[Written yesterday at the airport]
|Some educators take a break at the conference to play games.|
I’m back at the airport, Madison, Wisconsin, on my way back home for a few hours and a good night’s sleep. Then off to Louisiana. I just saw Deborah Fields walking down the concourse and was reminded of her talk, at GLS, about cheat sites. These are web sites created to collect and make available strategies and shortcuts for playing various video games. The ones that she has studied were developed by youngsters who play Whyville, a MUVE for tweens.
I often suggest to teachers that they help their students to collaboratively create their own test study guides, using a wiki, instead of handing out teacher-made study guides. They would work on their wiki pages as an ongoing part of the progressing unit of study.
While I was watching Deborah’s presentation, it occurred to me that study guides for tests are a lot like strategy guides for video games.

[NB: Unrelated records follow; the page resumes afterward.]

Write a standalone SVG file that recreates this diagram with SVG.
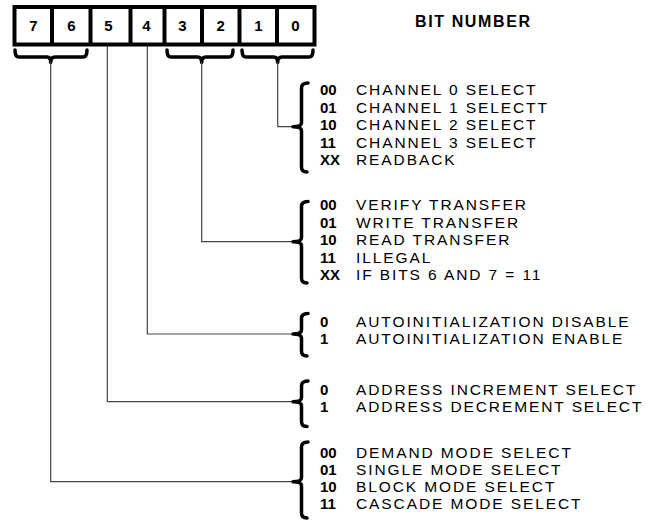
<svg xmlns="http://www.w3.org/2000/svg" width="658" height="522" viewBox="0 0 658 522">
<style>
.box{fill:#fff;stroke:#000;stroke-width:4}
.div{stroke:#000;stroke-width:4}
.bit{font-family:"Liberation Sans",Arial,sans-serif;font-weight:bold;font-size:15px;fill:#000;text-anchor:middle}
.title{font-family:"Liberation Sans",Arial,sans-serif;font-weight:bold;font-size:16px;fill:#000}
.code{font-family:"Liberation Sans",Arial,sans-serif;font-weight:bold;font-size:15px;fill:#000}
.desc{font-family:"Liberation Sans",Arial,sans-serif;font-size:15.5px;letter-spacing:1.9px;fill:#000}
.brace{fill:none;stroke:#000;stroke-width:3.5;stroke-linecap:round;stroke-linejoin:round}
.wire{fill:none;stroke:#444;stroke-width:1.2}
</style>
<rect width="658" height="522" fill="#fff"/>
<g id="register">
<rect class="box" x="14.5" y="7" width="300" height="37.5"/>
<line class="div" x1="52" y1="7" x2="52" y2="44.5"/>
<line class="div" x1="90.5" y1="7" x2="90.5" y2="44.5"/>
<line class="div" x1="130.5" y1="7" x2="130.5" y2="44.5"/>
<line class="div" x1="164.5" y1="7" x2="164.5" y2="44.5"/>
<line class="div" x1="202" y1="7" x2="202" y2="44.5"/>
<line class="div" x1="239.5" y1="7" x2="239.5" y2="44.5"/>
<line class="div" x1="277" y1="7" x2="277" y2="44.5"/>
<text class="bit" x="33.3" y="31">7</text>
<text class="bit" x="71.5" y="31">6</text>
<text class="bit" x="108.5" y="31">5</text>
<text class="bit" x="146.5" y="31">4</text>
<text class="bit" x="182.5" y="31">3</text>
<text class="bit" x="220.7" y="31">2</text>
<text class="bit" x="258.3" y="31">1</text>
<text class="bit" x="295.5" y="31">0</text>
</g>
<g id="bit-number-label">
<text class="title" x="415" y="26.5" textLength="115" lengthAdjust="spacing">BIT NUMBER</text>
</g>
<g id="bit-braces">
<path class="brace" d="M15,50 Q15,57 19,57 L47,57 Q50.7,57 50.7,62.5 Q50.7,57 55,57 L83,57 Q87,57 87,50"/>
<path class="brace" d="M167,50 Q167,57 171,57 L197.5,57 Q201.7,57 201.7,62.5 Q201.7,57 206,57 L229,57 Q233,57 233,50"/>
<path class="brace" d="M242,50 Q242,57 246,57 L273.5,57 Q277.7,57 277.7,62.5 Q277.7,57 282,57 L309,57 Q313,57 313,50"/>
</g>
<g id="connectors">
<polyline class="wire" points="277.7,62 277.7,126.7 292,126.7"/>
<polyline class="wire" points="201.7,62 201.7,241.7 292,241.7"/>
<polyline class="wire" points="147.3,46 147.3,334 292,334"/>
<polyline class="wire" points="107.3,46 107.3,401.7 292,401.7"/>
<polyline class="wire" points="50.7,62 50.7,481.7 292,481.7"/>
</g>
<g id="channel-select">
<path class="brace" d="M308,83 Q301.5,83 301.5,88 L301.5,122.7 Q301.5,126.7 293,126.7 Q301.5,126.7 301.5,130.7 L301.5,167 Q301.5,172 307,172"/>
<text class="code" x="320" y="95">00</text><text class="desc" x="356" y="95">CHANNEL 0 SELECT</text>
<text class="code" x="320" y="112.5">01</text><text class="desc" x="356" y="112.5">CHANNEL 1 SELECTT</text>
<text class="code" x="320" y="130">10</text><text class="desc" x="356" y="130">CHANNEL 2 SELECT</text>
<text class="code" x="320" y="147.5">11</text><text class="desc" x="356" y="147.5">CHANNEL 3 SELECT</text>
<text class="code" x="320" y="165">XX</text><text class="desc" x="356" y="165">READBACK</text>
</g>
<g id="transfer-type">
<path class="brace" d="M308,201.5 Q301.5,201.5 301.5,206.5 L301.5,237.7 Q301.5,241.7 293,241.7 Q301.5,241.7 301.5,245.7 L301.5,278 Q301.5,283 307,283"/>
<text class="code" x="320" y="210">00</text><text class="desc" x="356" y="210">VERIFY TRANSFER</text>
<text class="code" x="320" y="227.5">01</text><text class="desc" x="356" y="227.5">WRITE TRANSFER</text>
<text class="code" x="320" y="245">10</text><text class="desc" x="356" y="245">READ TRANSFER</text>
<text class="code" x="320" y="262.5">11</text><text class="desc" x="356" y="262.5">ILLEGAL</text>
<text class="code" x="320" y="280">XX</text><text class="desc" x="356" y="280">IF BITS 6 AND 7 = 11</text>
</g>
<g id="autoinitialization">
<path class="brace" d="M308,313.5 Q301.5,313.5 301.5,318.5 L301.5,330 Q301.5,334 293,334 Q301.5,334 301.5,338 L301.5,351 Q301.5,356 307,356"/>
<text class="code" x="320" y="327.3">0</text><text class="desc" x="356" y="327.3">AUTOINITIALIZATION DISABLE</text>
<text class="code" x="320" y="344">1</text><text class="desc" x="356" y="344">AUTOINITIALIZATION ENABLE</text>
</g>
<g id="address-direction">
<path class="brace" d="M308,381 Q301.5,381 301.5,386 L301.5,397.7 Q301.5,401.7 293,401.7 Q301.5,401.7 301.5,405.7 L301.5,421.5 Q301.5,426.5 307,426.5"/>
<text class="code" x="320" y="395">0</text><text class="desc" x="356" y="395">ADDRESS INCREMENT SELECT</text>
<text class="code" x="320" y="411.7">1</text><text class="desc" x="356" y="411.7">ADDRESS DECREMENT SELECT</text>
</g>
<g id="mode-select">
<path class="brace" d="M308,442 Q301.5,442 301.5,447 L301.5,477.7 Q301.5,481.7 293,481.7 Q301.5,481.7 301.5,485.7 L301.5,513 Q301.5,518 307,518"/>
<text class="code" x="320" y="457.5">00</text><text class="desc" x="356" y="457.5">DEMAND MODE SELECT</text>
<text class="code" x="320" y="474.5">01</text><text class="desc" x="356" y="474.5">SINGLE MODE SELECT</text>
<text class="code" x="320" y="491.5">10</text><text class="desc" x="356" y="491.5">BLOCK MODE SELECT</text>
<text class="code" x="320" y="508.5">11</text><text class="desc" x="356" y="508.5">CASCADE MODE SELECT</text>
</g>
</svg>
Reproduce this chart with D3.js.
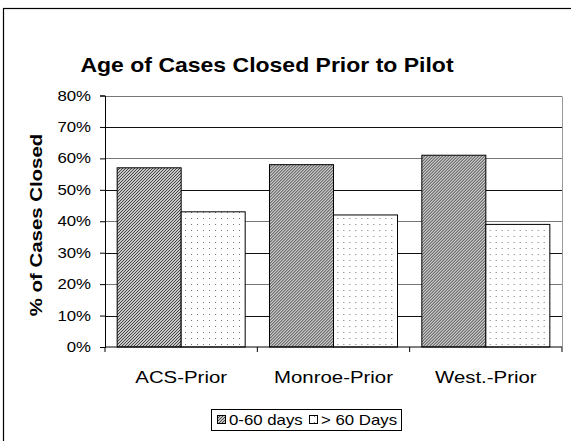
<!DOCTYPE html>
<html>
<head>
<meta charset="utf-8">
<script src="https://cdn.jsdelivr.net/npm/d3@7"></script>
<style>
  body { margin: 0; background: #fff; }
  text { font-family: "Liberation Sans", Arial, sans-serif; fill: #000; }
</style>
</head>
<body>
<svg id="chart" width="571" height="441"></svg>
<script>
var categories = ["ACS-Prior", "Monroe-Prior", "West.-Prior"];
var seriesNames = ["0-60 days", "> 60 Days"];
var shortTerm = [57, 58, 61];
var longTerm = [43, 42, 39];
var yTicks = [0, 10, 20, 30, 40, 50, 60, 70, 80];

var svg = d3.select("#chart");
var defs = svg.append("defs");
var stretch = 1.2;   // the original type is set wide

// hatched fill for 0-60 days
var hatch = defs.append("pattern")
    .attr("id", "hatch")
    .attr("patternUnits", "userSpaceOnUse")
    .attr("width", 3).attr("height", 3);
hatch.append("rect").attr("width", 3).attr("height", 3).attr("fill", "#c8c8c8");
hatch.append("path")
    .attr("d", "M-1,1 L1,-1 M0,3 L3,0 M2,4 L4,2")
    .attr("stroke", "#444").attr("stroke-width", 1);

// dotted fill for > 60 days
var dots = defs.append("pattern")
    .attr("id", "dots")
    .attr("patternUnits", "userSpaceOnUse")
    .attr("width", 6).attr("height", 6);
dots.append("rect").attr("width", 6).attr("height", 6).attr("fill", "#fff");
dots.append("rect").attr("x", 2).attr("y", 2).attr("width", 1).attr("height", 1).attr("fill", "#777");

var fills = ["url(#hatch)", "url(#dots)"];

function wideText(sel, x, y, extra) {
    return sel.append("text")
        .attr("transform", "translate(" + x + "," + y + ")" + (extra || "") + " scale(" + stretch + ",1)");
}

// outer frame
svg.append("rect")
    .attr("x", 3.5).attr("y", 8.5)
    .attr("width", 600).attr("height", 500)
    .attr("fill", "none").attr("stroke", "#000").attr("stroke-width", 1.2);

var plotL = 105, plotR = 562, plotT = 95.5, plotB = 347;

var x0 = d3.scaleBand().domain(categories).range([plotL, plotR]).padding(0);
var x1 = d3.scaleBand().domain(seriesNames).range([0, x0.bandwidth()])
    .paddingInner(0).paddingOuter(0.19);
var y = d3.scaleLinear().domain([0, 80]).range([plotB, plotT]);

// gridlines
svg.append("g").selectAll("line")
    .data(yTicks.filter(function(d) { return d > 0; }))
    .join("line")
    .attr("x1", plotL).attr("x2", plotR)
    .attr("y1", function(d) { return Math.round(y(d)) + 0.5; })
    .attr("y2", function(d) { return Math.round(y(d)) + 0.5; })
    .attr("stroke", function(d) { return (d / 10) % 2 === 0 ? "#777" : "#111"; })
    .attr("stroke-width", 1);

// right edge of plot area
svg.append("line")
    .attr("x1", plotR + 0.5).attr("x2", plotR + 0.5)
    .attr("y1", Math.round(plotT) + 0.5).attr("y2", plotB)
    .attr("stroke", "#999");

// bars
var rows = categories.map(function(c, i) {
    return { cat: c, values: [shortTerm[i], longTerm[i]] };
});
var groups = svg.append("g").selectAll("g")
    .data(rows)
    .join("g")
    .attr("transform", function(d) { return "translate(" + x0(d.cat) + ",0)"; });
groups.selectAll("rect")
    .data(function(d) { return d.values.map(function(v, j) { return { s: seriesNames[j], v: v, j: j }; }); })
    .join("rect")
    .attr("x", function(d) { return x1(d.s); })
    .attr("y", function(d) { return y(d.v); })
    .attr("width", x1.bandwidth())
    .attr("height", function(d) { return plotB - y(d.v); })
    .attr("fill", function(d) { return fills[d.j]; })
    .attr("stroke", "#000").attr("stroke-width", 1);

// y axis
var yAxis = d3.axisLeft(y).tickValues(yTicks).tickSize(5).tickFormat("");
var gy = svg.append("g").attr("transform", "translate(" + plotL + ",0)").call(yAxis);
gy.select(".domain").attr("stroke", "#000");
gy.selectAll(".tick line").attr("stroke", "#000");
yTicks.forEach(function(t) {
    wideText(svg, 91, y(t) + 5)
        .attr("text-anchor", "end")
        .style("font-size", "14px")
        .text(t + "%");
});

// x axis
var gx = svg.append("g").attr("transform", "translate(0," + plotB + ")");
gx.append("line").attr("x1", plotL).attr("x2", plotR).attr("stroke", "#000");
gx.selectAll(".tk")
    .data(categories.map(function(c) { return x0(c); }).concat([plotR]))
    .join("line")
    .attr("x1", function(d) { return d; }).attr("x2", function(d) { return d; })
    .attr("y1", 0).attr("y2", 5).attr("stroke", "#000");
categories.forEach(function(c) {
    wideText(svg, x0(c) + x0.bandwidth() / 2, plotB + 36)
        .attr("text-anchor", "middle")
        .style("font-size", "17px")
        .text(c);
});

// title
svg.append("text")
    .attr("transform", "translate(267,72) scale(1.15,1)")
    .attr("text-anchor", "middle")
    .style("font-size", "20px").style("font-weight", "bold")
    .text("Age of Cases Closed Prior to Pilot");

// y axis title
svg.append("text")
    .attr("transform", "translate(42," + 225 + ") rotate(-90) scale(" + stretch + ",1)")
    .attr("text-anchor", "middle")
    .style("font-size", "17px").style("font-weight", "bold")
    .text("% of Cases Closed");

// legend
var lg = svg.append("g");
lg.append("rect")
    .attr("x", 211.5).attr("y", 409.5).attr("width", 190).attr("height", 21)
    .attr("fill", "#fff").attr("stroke", "#000");
var lx = [217, 309];
seriesNames.forEach(function(s, i) {
    lg.append("rect")
        .attr("x", lx[i] + 0.5).attr("y", 415.5).attr("width", 8).attr("height", 8)
        .attr("fill", fills[i]).attr("stroke", "#000");
    wideText(lg, lx[i] + 12, 425)
        .style("font-size", "14px")
        .text(s);
});
</script>
</body>
</html>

So, if I might take this to what some might say is an absurd conclusion, might my students gain something useful, if I allowed them to collaboratively create an online study guide for their test, and then allow them to use that web site as they take the test — and open-web test, so to speak.
OK, it will never work. Too easy for the kids. But I would suggest that if allowing students to create a strategy guide to use when taking their test would make the test too easy — perhaps we’re asking the wrong questions on the test.